So far the model has been a fixed unknown and the noise an annoyance. The
statistical view takes the noise seriously: the data is a random
quantity, and so any estimate built from it is random too. We write
d = G m_{\text{true}} + e, \qquad e \sim N(0, C_D),
with e a random noise vector of
covariance
C_D. Repeat the experiment and you get different data, hence a different
estimate \hat m. The estimate is a random variable with its own
distribution — a spread of answers around the truth.
Bias, variance, and what a good estimator means
Treating \hat m as random lets us ask sharp questions. Is it
unbiased — is its average the true value, \mathbb{E}[\hat m] = m_{\text{true}}?

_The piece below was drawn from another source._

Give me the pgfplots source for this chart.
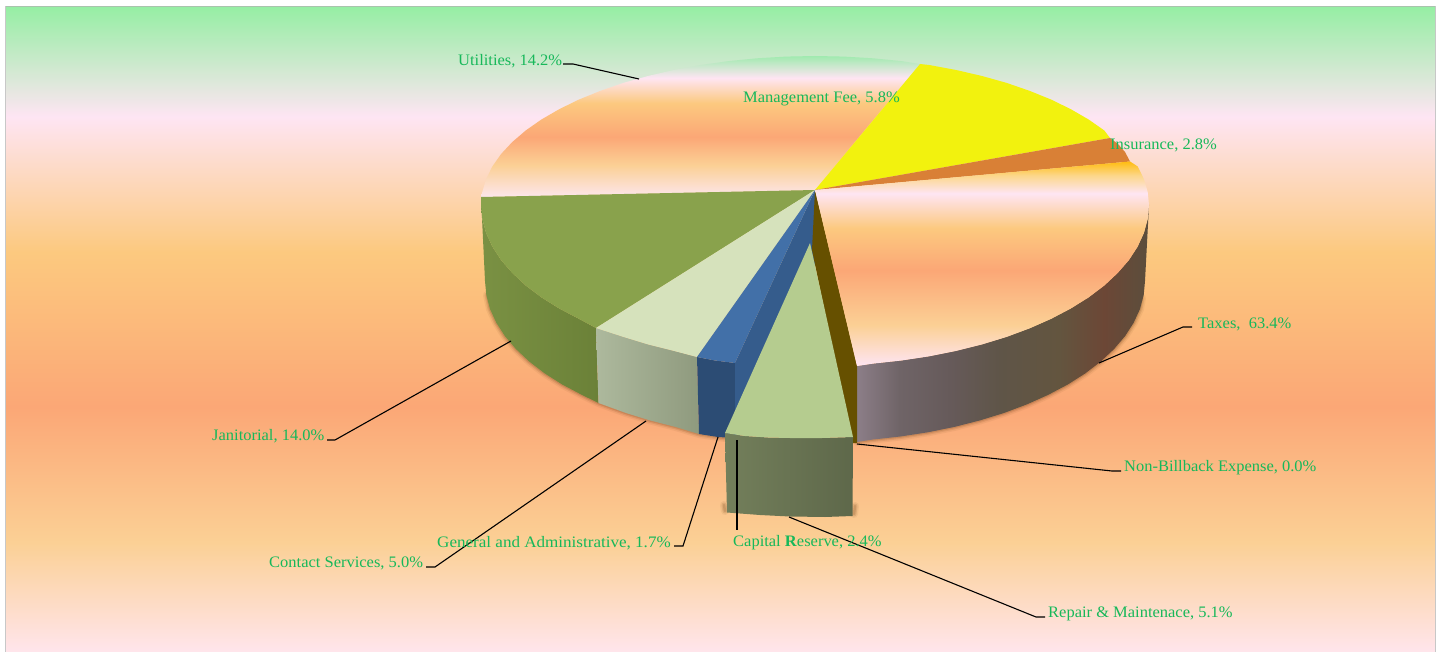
\documentclass[border=0pt]{standalone}
\usepackage{pgfplots}
\pgfplotsset{compat=1.18}
\usepackage{fontspec}
\setmainfont[FakeStretch=1.03]{Liberation Serif}

\definecolor{lblgreen}{HTML}{17B85A}
\definecolor{bgGreen}{HTML}{96EEA4}
\definecolor{bgPink}{HTML}{FEE5F3}
\definecolor{bgOrange}{HTML}{FCC97F}
\definecolor{bgSalmon}{HTML}{FBA776}
\definecolor{bgPeach}{HTML}{FBD095}
\definecolor{bgEnd}{HTML}{FFE5EC}

% Six-stop wash behind the whole chart
\pgfdeclareverticalshading{panelwash}{100bp}{
  color(0bp)=(bgEnd); color(25bp)=(bgEnd); color(33.5bp)=(bgPeach);
  color(44bp)=(bgSalmon); color(56bp)=(bgOrange); color(66.5bp)=(bgPink);
  color(75bp)=(bgGreen); color(100bp)=(bgGreen)}
% Utilities wedge
\definecolor{utilGreen}{HTML}{A0EAAF}
\definecolor{utilFoot}{HTML}{FCE6EC}
\pgfdeclareverticalshading{utilwash}{100bp}{
  color(0bp)=(utilFoot); color(25bp)=(utilFoot); color(36.3bp)=(bgPeach);
  color(46.3bp)=(bgSalmon); color(58.3bp)=(bgOrange); color(67.2bp)=(bgPink);
  color(75bp)=(utilGreen); color(100bp)=(utilGreen)}
% Taxes wedge
\definecolor{taxTop}{HTML}{FFBC10}
\definecolor{taxAmber}{HTML}{FCD78A}
\pgfdeclareverticalshading{taxwash}{100bp}{
  color(0bp)=(bgPink); color(25bp)=(bgPink); color(35bp)=(bgPeach);
  color(48.4bp)=(bgSalmon); color(58.7bp)=(bgOrange); color(67.2bp)=(bgPink);
  color(71.6bp)=(taxAmber); color(75bp)=(taxTop); color(100bp)=(taxTop)}
% Rim of the Taxes wedge
\definecolor{rimA}{HTML}{8C7E88}
\definecolor{rimB}{HTML}{6F6467}
\definecolor{rimC}{HTML}{665A5A}
\definecolor{rimD}{HTML}{5F5548}
\definecolor{rimE}{HTML}{63553F}
\definecolor{rimF}{HTML}{6C4736}
\definecolor{rimG}{HTML}{5B4E3C}
\pgfdeclarehorizontalshading{taxrim}{100bp}{
  color(0bp)=(rimA); color(25bp)=(rimA); color(32.3bp)=(rimB);
  color(40.9bp)=(rimC); color(49.4bp)=(rimD); color(59.6bp)=(rimE);
  color(67.3bp)=(rimF); color(75bp)=(rimG); color(100bp)=(rimG)}

% Rim colours of the other wedges
\definecolor{janL}{HTML}{7A9143}
\definecolor{janR}{HTML}{6B8138}
\definecolor{conL}{HTML}{ADB99D}
\definecolor{conR}{HTML}{8F9A7E}
\definecolor{repL}{HTML}{737F5B}
\definecolor{repR}{HTML}{5E684A}
% Top faces
\definecolor{janTop}{HTML}{89A24C}
\definecolor{conTop}{HTML}{D6E2BC}
\definecolor{gaTop}{HTML}{4270A8}
\definecolor{gaWall}{HTML}{355C8C}
\definecolor{gaRim}{HTML}{2C4C74}
\definecolor{repTop}{HTML}{B5CC8F}
\definecolor{mgmtTop}{HTML}{F2F20E}
\definecolor{insTop}{HTML}{D98036}
\definecolor{nonWall}{HTML}{665000}
\definecolor{haloBrown}{HTML}{7A4A20}

\newcommand\face[2]{\addplot[draw=none,fill=#1,forget plot] coordinates {#2};}
\newcommand\shaded[2]{\addplot[draw=none,#1,forget plot] coordinates {#2};}
\newcommand\halo[1]{%
  \addplot[draw=haloBrown,opacity=.08,line width=8pt,line cap=round,forget plot] coordinates {#1};
  \addplot[draw=haloBrown,opacity=.14,line width=5pt,line cap=round,forget plot] coordinates {#1};
  \addplot[draw=haloBrown,opacity=.20,line width=2.5pt,line cap=round,forget plot] coordinates {#1};}
\newcommand\leader[1]{\addplot[draw=black,line width=1.1pt,forget plot] coordinates {#1};}
% label: x, baseline y, horizontal fit, text
\newcommand\lab[4]{\node[anchor=base west,inner sep=0pt,text=lblgreen,font=\fontsize{16}{18}\selectfont] at (axis cs:#1,#2) {\scalebox{#3}[1]{#4}};}

\begin{document}
\begin{tikzpicture}
\begin{axis}[
  width=1442pt, height=652pt, scale only axis,
  xmin=0, xmax=1442, ymin=0, ymax=652, y dir=reverse,
  hide axis, clip=true, no markers]

% page and panel
\face{white}{(0,0)(1442,0)(1442,652)(0,652)}
\shaded{shade,shading=panelwash}{(6,7)(1435,7)(1435,652)(6,652)}
\addplot[draw=black!30,opacity=.7,line width=1pt,forget plot] coordinates {(5.5,652)(5.5,6.5)(1435.5,6.5)(1435.5,652)};

% soft shadow under the rim
\halo{(487,295)(490,309)(496.3,322.7)(504.9,336.1)(515.9,349)(529.2,361.5)(544.7,373.4)(562.2,384.5)(581.7,394.8)(598.5,403)(625.7,412.9)(650,420.4)(675.5,426.9)(699,434)(725,438)}
\halo{(857,442)(872.3,439.6)(900.4,436.5)(927.9,432.3)(954.5,426.9)(980,420.4)(1004.3,412.9)(1027.1,404.3)(1048.3,394.8)(1067.8,384.5)(1085.3,373.4)(1100.8,361.5)(1114.1,349)(1125.1,336.1)(1133.7,322.7)(1140,309)(1142,298)}

% rims
\shaded{left color=janL,right color=janR}{(481,197)(481,205)(482.3,219)(486.1,233)(492.4,246.7)(501.1,260.1)(512.3,273)(525.7,285.5)(541.4,297.4)(559.2,308.5)(578.8,318.8)(596,328)(598.5,403)(581.7,394.8)(562.2,384.5)(544.7,373.4)(529.2,361.5)(515.9,349)(504.9,336.1)(496.3,322.7)(490,309)(486.3,295)(485,281)}
\shaded{left color=conL,right color=conR}{(596,328)(623.4,336.9)(648,344.4)(673.9,350.9)(697,357)(699,434)(675.5,426.9)(650,420.4)(625.7,412.9)(598.5,403)}
\face{gaRim}{(697,357)(715,360.5)(735,363)(735,438)(718,437)(699,434)}
\shaded{shade,shading=taxrim}{(1149,205)(1147.7,219)(1143.9,233)(1137.6,246.7)(1128.9,260.1)(1117.7,273)(1104.3,285.5)(1088.6,297.4)(1070.8,308.5)(1051.2,318.8)(1029.7,328.3)(1006.6,336.9)(982,344.4)(956.1,350.9)(929.2,356.3)(901.4,360.5)(873,363.6)(857,366)(857,442)(872.3,439.6)(900.4,436.5)(927.9,432.3)(954.5,426.9)(980,420.4)(1004.3,412.9)(1027.1,404.3)(1048.3,394.8)(1067.8,384.5)(1085.3,373.4)(1100.8,361.5)(1114.1,349)(1125.1,336.1)(1133.7,322.7)(1140,309)(1143.7,295)(1145,281)}

% radial walls seen where the Repair wedge has been pulled out
\face{gaWall}{(815,190)(735,363)(735,438)(815,265)}
\face{nonWall}{(815,190)(857,366)(857,443)(852,443)(812,250)}

% top faces
\shaded{shade,shading=utilwash}{(815,190)(481,197)(482.3,192)(486.1,179.1)(492.4,166.4)(501.1,154)(512.3,142)(525.7,130.5)(541.4,119.5)(559.2,109.2)(578.8,99.6)(600.3,90.9)(623.4,82.9)(648,76)(673.9,70)(700.8,65)(728.6,61.1)(757,58.3)(785.9,56.6)(815,56)(844.1,56.6)(873,58.3)(901.4,61.1)(920,64)}
\face{mgmtTop}{(815,190)(920,64)(929.2,65)(956.1,70)(982,76)(1006.6,82.9)(1029.7,90.9)(1051.2,99.6)(1070.8,109.2)(1088.6,119.5)(1104.3,130.5)(1110,138)}
\face{insTop}{(815,190)(1110,138)(1118,144)(1125,152)(1130,161.5)}
\shaded{shade,shading=taxwash}{(815,190)(1130,161.5)(1137.6,166.4)(1143.9,179.1)(1147.7,192)(1149,205)(1147.7,219)(1143.9,233)(1137.6,246.7)(1128.9,260.1)(1117.7,273)(1104.3,285.5)(1088.6,297.4)(1070.8,308.5)(1051.2,318.8)(1029.7,328.3)(1006.6,336.9)(982,344.4)(956.1,350.9)(929.2,356.3)(901.4,360.5)(873,363.6)(857,366)}
\face{janTop}{(815,190)(481,197)(481,205)(482.3,219)(486.1,233)(492.4,246.7)(501.1,260.1)(512.3,273)(525.7,285.5)(541.4,297.4)(559.2,308.5)(578.8,318.8)(596,328)}
\face{conTop}{(815,190)(596,328)(623.4,336.9)(648,344.4)(673.9,350.9)(697,357)}
\face{gaTop}{(815,190)(697,357)(715,360.5)(735,363)}

% Repair & Maintenance wedge, pulled out towards the viewer
\halo{(724,505)(725,511)}
\halo{(855,506)(854,514)}
\shaded{left color=repL,right color=repR}{(725,433)(745,436)(768,437.5)(790,438)(822,438)(853,437)(852.5,516)(825,517)(790,516.5)(760,515)(727,512.5)}
\face{repTop}{(810,243)(725,433)(745,436)(768,437.5)(790,438)(822,438)(853,437)}

% leader lines
\leader{(563,64)(573,64)(639,79)}
\leader{(1099,363)(1183,327)(1192,327)}
\leader{(857,444)(1112,471)(1121,471)}
\leader{(327,440)(335,440)(511,341)}
\leader{(426,567)(435,567)(646,421)}
\leader{(674,546)(683,546)(718,437)}
\addplot[draw=black,line width=1.6pt,forget plot] coordinates {(737,440)(737,530)};
\leader{(789,517)(1036,617)(1045,617)}

% labels
\lab{458}{66}{1}{Utilities, 14.2\%}
\lab{743}{103}{1}{Management Fee, 5.8\%}
\lab{1110}{150}{1}{Insurance, 2.8\%}
\lab{1198}{328}{1}{Taxes,\ \ 63.4\%}
\lab{1124}{471}{1}{Non-Billback Expense, 0.0\%}
\lab{212}{440}{1}{Janitorial, 14.0\%}
\lab{269}{567}{1}{Contact Services, 5.0\%}
\lab{437}{547}{1.035}{General and Administrative, 1.7\%}
\lab{733}{546}{1}{Capital \textbf{R}eserve, 2.4\%}
\lab{1048}{617}{1}{Repair \& Maintenace, 5.1\%}
\end{axis}
\end{tikzpicture}
\end{document}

What is its variance — how widely does it scatter? The pseudoinverse estimate is
unbiased but, for ill-posed problems, has enormous variance (the noise blow-up).
Regularization deliberately accepts a little bias to cut that variance down — the
same bias–variance trade-off
seen in the resolution matrix, now stated probabilistically.
This reframing is the gateway to the Bayesian approach. Once data and noise are random, the tools
of likelihood and
Bayes apply directly,
and "solve the inverse problem" becomes "infer a distribution over models".
- Data is random: d = G m_{\text{true}} + e with e \sim N(0, C_D).
- Any estimate \hat m is therefore a random variable, with a bias and a variance.
- Regularization trades a little bias for a large reduction in variance — the statistical face of stability.